Have you ever had a cold or allergy attack that wouldn’t go away? If so, there’s a good chance you actually had sinusitis. Experts estimate that 37 million people are afflicted with sinusitis each year, making it one of the most common health conditions in America.


Unlike a cold, or allergy, bacterial sinusitis requires a physician’s diagnosis and treatment with an antibiotic to cure the infection and prevent future complications.

Normally, mucus collecting in the sinuses drains into the nasal passages. When you have a cold or allergy attack, your sinuses become inflamed and are unable to drain. This can lead to congestion and infection. Your doctor will diagnose acute sinusitis if you have up to 4 weeks of thick green-yellow nasal drainage accompanied by nasal obstruction, facial pain-pressure-fullness, or both.  The sinus infection is likely bacterial if it persists for 10 days or longer, or if the symptoms worsen after an initial improvement.

Sinus infections can be categorized into two types, acute (short-term) and chronic (on-going) sinusitis. When you have frequent sinusitis, or the infection lasts three months or more, it could be chronic sinusitis. Symptoms of chronic sinusitis may be less severe than those of acute; however, untreated chronic sinusitis can cause damage to the sinuses that sometimes requires surgery to repair.

What are the Symptoms of Sinusitis vs. a cold or allergies?


Do I have Sinusitis?

Click here “Sinusitis?” to find the answer.


Tips to Prevent Sinusitis

As always, an ounce of prevention is worth a pound of cure. To avoid developing sinusitis during a cold or allergy attack, keep your sinuses clear by:

    1. Using an oral decongestant or a short course of nasal spray decongestant
    2. Gently blowing your nose, blocking one nostril while blowing through the other
    3. Drinking plenty of fluids to keep nasal
discharge thin
    4. Avoiding air travel. If you must fly, use a nasal spray decongestant before take off to prevent blockage of the sinuses allowing mucus to drain
    5. If you have allergies, try to avoid contact with things that trigger attacks. If you cannot, use over-the-counter or prescription antihistamines and/or a prescription nasal spray to control allergy attacks.

How is Sinusitis Treated?

Most cases of acute sinusitis (symptoms less than 4 weeks), and many cases of chronic sinusitis (persistent or recurring symptoms for 12 weeks or more) respond well to treatment with medication. To reduce congestion, the physician may prescribe nasal sprays, nose drops, or oral decongestants.
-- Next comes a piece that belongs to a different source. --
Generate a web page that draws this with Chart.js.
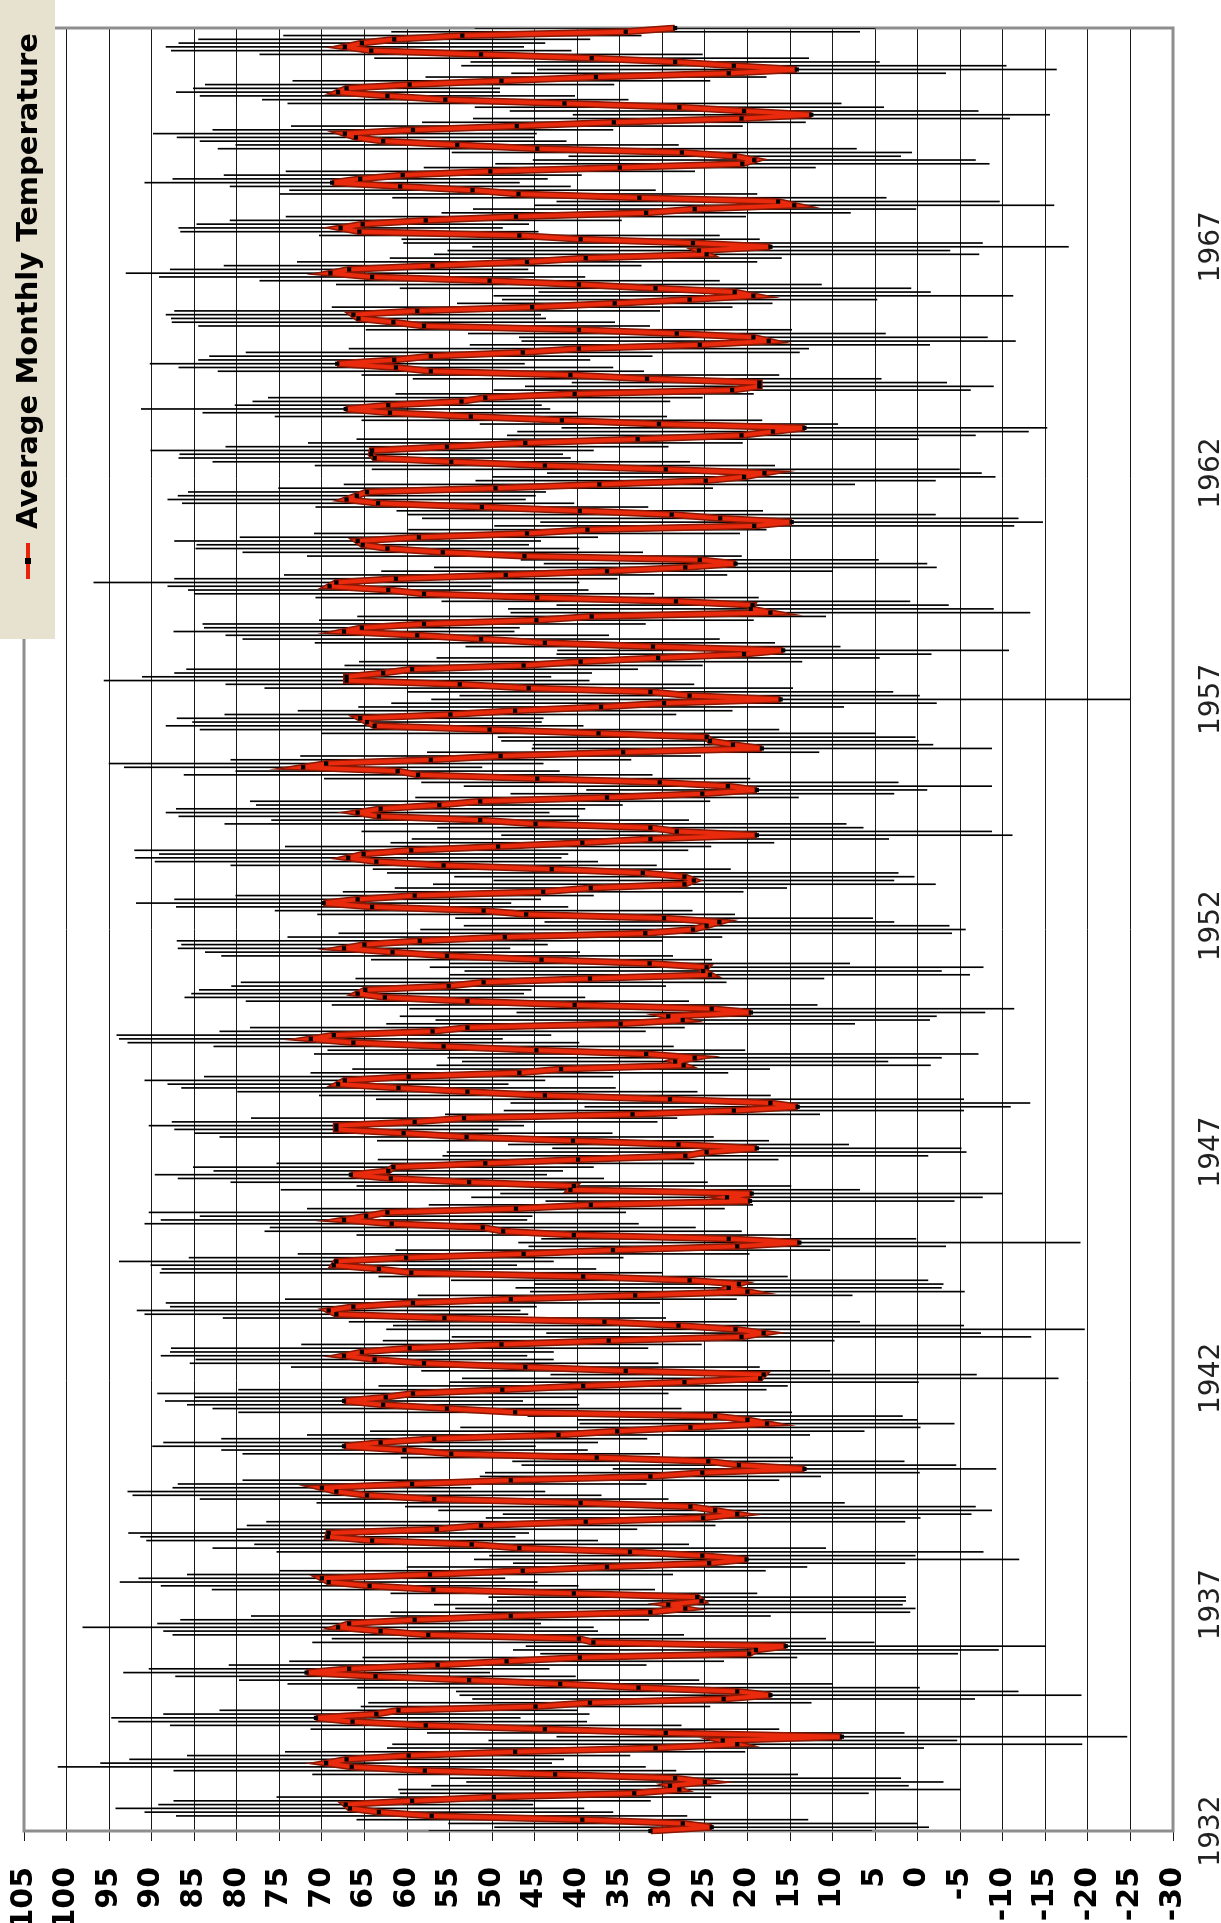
<!DOCTYPE html>
<html>
<head>
<meta charset="utf-8">
<script src="https://cdn.jsdelivr.net/npm/chart.js@4.4.1/dist/chart.umd.min.js"></script>
<style>
html,body{margin:0;padding:0;background:#fff;overflow:hidden;width:1221px;height:1923px;}
#wrap{position:absolute;left:0;top:0;width:1923px;height:1221px;transform-origin:0 0;transform:rotate(-90deg) translateX(-1923px);background:#fff;}
#c{position:absolute;left:0;top:0;}
#legend{position:absolute;left:1284px;top:0;width:639px;height:55px;background:#e6e2cf;font:bold 29px "DejaVu Sans",sans-serif;color:#000;white-space:nowrap;}
#legend .sym{position:absolute;left:60px;top:26px;width:36px;height:4px;background:#e8230a;}
#legend .sym i{position:absolute;left:15px;top:-1px;width:6px;height:6px;background:#000;}
#legend .txt{position:absolute;left:110px;top:10px;line-height:34px;}
</style>
</head>
<body>
<div id="wrap">
  <canvas id="c" width="1923" height="1221" style="width:1923px;height:1221px"></canvas>
  <div id="legend"><span class="sym"><i></i></span><span class="txt">Average Monthly Temperature</span></div>
</div>
<script>
// ---- data (monthly, Jan 1932 .. Nov 1971) ----
const startYear = 1932;
const tickYears = ['1932','1937','1942','1947','1952','1957','1962','1967'];
const seriesName = 'Average Monthly Temperature';
const yMin = -30, yMax = 105, yStep = 5;

const temps = [
  31.4,24.2,27.6,39.4,57.1,63.3,66.7,67.2,59.4,49.8,33.3,28.0, // 1932
  29.1,25.0,28.5,42.6,57.9,66.5,69.5,67.1,59.8,47.3,30.8,21.2, // 1933
  22.9,8.9,29.6,43.8,57.8,66.4,70.7,63.6,61.0,44.9,38.5,22.8,  // 1934
  17.3,21.2,32.8,42.0,52.7,63.7,71.8,66.8,56.4,48.3,39.7,19.8, // 1935
  19.0,15.5,38.1,39.8,57.5,63.1,68.1,66.8,59.1,47.8,31.4,27.3, // 1936
  29.3,25.4,25.9,40.4,56.9,64.4,69.2,70.0,57.3,46.4,36.5,24.5, // 1937
  20.1,25.3,33.8,46.8,52.4,64.1,69.3,69.2,56.5,51.3,39.0,25.2, // 1938
  21.2,23.8,26.7,39.6,56.8,64.7,68.3,70.0,59.4,47.8,31.4,25.3, // 1939
  13.3,21.0,24.6,37.7,54.8,60.3,67.4,63.1,56.8,42.2,35.3,26.7, // 1940
  17.7,20.0,23.8,47.3,55.3,62.8,67.4,62.5,59.3,48.8,39.3,27.4, // 1941
  18.5,18.1,34.3,46.1,58.0,63.8,67.4,65.3,59.7,48.9,36.3,20.7, // 1942
  18.1,21.4,28.1,36.8,55.6,68.3,69.2,66.3,59.3,47.8,33.2,20.0, // 1943
  22.2,21.0,26.8,39.3,59.5,63.3,68.6,68.3,60.1,46.3,35.8,21.2, // 1944
  13.9,22.2,40.4,48.7,51.1,61.8,67.4,64.8,62.3,47.2,38.4,19.7, // 1945
  22.4,19.5,40.8,40.4,52.7,61.9,66.6,62.2,61.6,50.8,39.9,27.3, // 1946
  24.8,18.9,28.1,40.5,53.0,60.4,68.3,68.3,59.1,53.3,33.5,21.6, // 1947
  14.1,17.3,29.1,43.8,52.9,61.0,68.1,67.3,59.8,46.8,41.9,27.5, // 1948
  28.5,26.2,31.9,44.8,55.7,66.3,71.3,68.6,57.0,52.9,34.9,27.6, // 1949
  29.3,19.6,24.2,40.3,52.9,62.6,65.8,64.9,55.1,51.0,38.5,24.4, // 1950
  25.2,24.8,31.5,44.2,55.3,61.7,67.4,65.0,58.5,48.5,32.0,26.4, // 1951
  24.8,23.3,29.8,46.0,51.0,64.1,69.8,65.8,59.1,44.0,38.4,27.4, // 1952
  26.3,27.4,32.3,43.0,55.7,63.6,66.9,65.1,59.5,49.3,39.4,31.4, // 1953
  18.9,28.3,31.4,44.9,51.4,63.3,65.8,63.1,56.2,51.4,36.5,25.3, // 1954
  18.9,22.3,30.3,44.7,58.7,61.1,72.2,69.5,57.2,49.0,34.6,18.3, // 1955
  21.7,24.4,24.8,37.5,50.3,63.8,64.7,65.5,54.9,47.3,37.2,29.8, // 1956
  16.1,26.8,31.4,45.7,53.8,67.1,67.1,62.8,59.4,46.3,39.6,30.5, // 1957
  20.4,15.8,31.1,43.8,51.3,58.8,67.4,65.3,58.0,44.8,38.3,17.3, // 1958
  19.6,19.4,28.4,44.7,58.0,62.2,69.1,68.3,61.3,48.4,36.5,27.3, // 1959
  21.4,25.6,46.2,55.8,62.3,65.2,65.8,58.6,45.9,38.8,19.2,14.8, // 1960
  23.2,28.9,39.7,51.2,63.4,67.1,65.9,64.7,49.6,37.4,24.9,20.4, // 1961
  18.0,29.6,43.8,54.8,63.8,64.2,64.1,55.3,46.1,32.9,20.7,17.0, // 1962
  13.3,30.4,41.8,52.5,62.0,67.2,62.2,53.6,50.8,40.3,21.8,18.6, // 1963
  18.6,31.8,40.8,57.2,61.3,68.2,61.5,57.2,46.4,39.8,25.6,17.5, // 1964
  19.3,28.3,39.8,58.0,61.6,65.7,66.3,58.8,45.3,35.6,26.8,19.3, // 1965
  21.5,30.8,39.8,50.3,64.1,69.0,66.8,57.0,45.9,39.0,24.8,25.7, // 1966
  17.3,26.4,39.6,46.8,65.6,67.8,65.2,57.8,47.2,31.9,26.2,14.5, // 1967
  16.4,32.7,46.9,52.3,60.8,68.8,65.5,60.5,50.2,35.0,20.6,19.2, // 1968
  21.5,27.7,44.7,54.1,62.8,66.0,67.3,59.3,47.1,35.7,20.7,12.5, // 1969
  20.4,28.0,41.5,55.5,62.3,68.1,67.1,59.7,48.9,37.8,22.2,14.2, // 1970
  21.6,28.5,38.3,51.3,64.2,67.3,65.3,61.5,53.5,34.3,28.5       // 1971
];

// half-length of the error bar on each month
const errs = [
  26,25.5,27.5,26.5,30,27.5,27.5,22,28,25.5,27.5,33,
  28,28,26.5,28.5,29.5,34.5,26.5,25.5,26,27,31.5,40.5,
  27.5,33.5,28,27.5,30,27.5,24,25,21,20.5,26,29.5,
  36.5,33,33,32,27,23.5,21.5,23.5,24.5,25.5,25.5,24.5,
  28.5,30.5,33,29,30,25.5,30,22.5,27.5,30.5,30.5,27,
  27.5,24,24.5,21.5,26,24.5,24.5,21.5,28.5,28.5,23.5,23,
  32,25,41.5,36,25.5,26.5,22,23.5,23.5,27.5,37.5,25.5,
  27.5,32.5,33.5,31,27.5,27.5,24.5,17.5,27.5,31.5,20,25.5,
  22.5,25.5,23,23,24.5,21.5,22.5,25.5,25,29.5,29,27,
  22,20,22,32.5,27.5,23,21,22.5,30,31,24,27.5,
  35,25,24,27.5,27.5,21,21.5,22.5,28,23.5,26.5,34,
  25.5,41,33.5,30,26,22.5,22.5,21.5,29,26.5,25.5,25.5,
  25,24,28,24,29.5,25.5,21.5,25.5,25.5,26.5,25.5,24.5,
  33,22,25.5,28,25,29,21.5,19.5,28,24.5,19,24,
  30,29.5,34,25.5,28,25,23,20.5,23.5,24.5,23.5,28.5,
  30.5,24,20,23,29,24.5,19,22,28.5,25,22,27,
  25,30.5,34.5,26.5,27,25.5,20,23.5,24,24.5,24.5,29,
  25,29,39,24.5,27,26.5,22.5,25.5,25,25.5,27.5,29,
  31.5,27.5,35.5,28.5,26,23.5,19.5,19.5,25.5,28.5,27.5,30.5,
  28,32.5,23.5,20,26.5,22,19.5,21.5,28.5,25.5,36,32,
  28.5,20.5,24.5,24.5,24.5,23,22,21.5,21,23.5,23,29.5,
  23.5,27,30,21,25,26,25,24,32.5,25,22.5,28,
  30,37,25,36.5,24.5,23.5,22.5,24,21.5,27,22.5,22.5,
  20,31,28,25,27.5,19,21,25.5,23.5,23.5,23,27,
  23.5,24.5,24.5,32.5,34,24.5,20.5,21.5,26.5,25.5,28.5,32,
  41,27,28.5,31,27.5,28.5,24,24.5,26.5,21,26,26,
  22,26.5,22,27,28,22.5,20,18.5,26,25.5,27.5,30.5,
  28.5,23,27.5,26,27,23.5,19,28.5,26,26,26.5,29.5,
  22.5,21,25.5,23.5,22.5,19.5,21.5,21,25,21,30.5,29.5,
  35,31,21.5,19.5,23,21,21,21,25.5,30,27,29.5,
  25.5,34.5,27,28,23,22.5,26,26,25.5,33,27.5,30,
  28.5,21,23.5,23,22,24,18,24.5,25.5,21,28,27.5,
  22,27.5,24.5,25,25.5,22,23,26,32.5,27,27,29,
  27.5,24.5,25,26.5,26,22,22,28.5,23.5,18.5,22,30.5,
  23,30,28.5,27,25,24,21,24.5,27,23,32,29.5,
  35,34,21,23.5,21,19,19.5,23,27,24,26,30.5,
  26,29,28,21.5,20,22,22,21,24,23,29,26,
  19.5,27,37.5,26,21.5,21,22.5,23.5,26.5,22.5,31.5,28,
  27.5,24,32.5,21.5,22,19,18,24,24.5,20,25.5,30.5,
  32,24,25.5,26,23.5,21,21.5,23,21,27.5,23.5
];

const labels = temps.map((_, i) => String(startYear + Math.floor(i / 12)));
const errRanges = temps.map((v, i) => [v - errs[i], v + errs[i]]);

const framePlugin = {
  id: 'frame',
  beforeDatasetsDraw(chart) {
    const { ctx, chartArea: a } = chart;
    ctx.save();
    ctx.strokeStyle = '#8e8e8e';
    ctx.lineWidth = 3;
    ctx.strokeRect(a.left, a.top, a.right - a.left, a.bottom - a.top);
    ctx.restore();
  }
};

new Chart(document.getElementById('c'), {
  data: {
    labels: labels,
    datasets: [
      { type: 'bar', label: 'range', data: errRanges, backgroundColor: '#000', borderWidth: 0, barThickness: 1, grouped: false, order: 3 },
      { type: 'line', label: 'edge', data: temps, borderColor: '#8a1804', borderWidth: 7, pointRadius: 0, tension: 0, fill: false, order: 2 },
      { type: 'line', label: seriesName, data: temps, borderColor: '#ea2a0c', borderWidth: 4, tension: 0, fill: false,
        pointStyle: 'rect', pointRadius: 3, pointBackgroundColor: '#000', pointBorderColor: '#000', pointBorderWidth: 0, order: 1 }
    ]
  },
  options: {
    responsive: false, animation: false, devicePixelRatio: 1,
    layout: { padding: { left: 0, right: 28, top: 24, bottom: 0 } },
    plugins: { legend: { display: false }, tooltip: { enabled: false } },
    scales: {
      x: {
        type: 'category', offset: false,
        grid: { display: false, drawTicks: false }, border: { display: false },
        ticks: {
          autoSkip: false, maxRotation: 0, minRotation: 0, padding: 22, color: '#222',
          font: { family: 'DejaVu Sans', size: 28 },
          callback: function (val, idx) { const lab = labels[idx]; return (idx % 12 === 0 && tickYears.includes(lab)) ? lab : ''; }
        },
        afterFit(s) { s.height = 48; }
      },
      y: {
        min: yMin, max: yMax,
        grid: { color: '#1a1a1a', lineWidth: 1, tickLength: 10, drawTicks: true }, border: { display: false },
        ticks: { stepSize: yStep, padding: 26, color: '#000', font: { family: 'DejaVu Sans', size: 30, weight: 'bold' } },
        afterFit(s) { s.width = 92; s.paddingTop = 0; s.paddingBottom = 0; }
      }
    }
  },
  plugins: [framePlugin]
});
</script>
</body>
</html>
Antibiotics are prescribed for any bacterial infection found in the sinuses (antibiotics are not effective against a viral infection). Antihistamines may be recommended for the treatment of allergies.

Mucus is produced by the sinus cavities to act as a lubricant. The mucous is moved across membrane linings toward the opening of the sinus by the action of millions of microscopic cilia (a mobile extension of a cell). Inflammation from allergy or infection causes membrane swelling and the sinus opening to narrow, thereby blocking mucus movement. If antibiotics are not effective, sinus surgery may be required to correct the problem. The goal of sinus surgery is to enlarge the natural opening to the sinuses, restoring the sinus drainage pathways.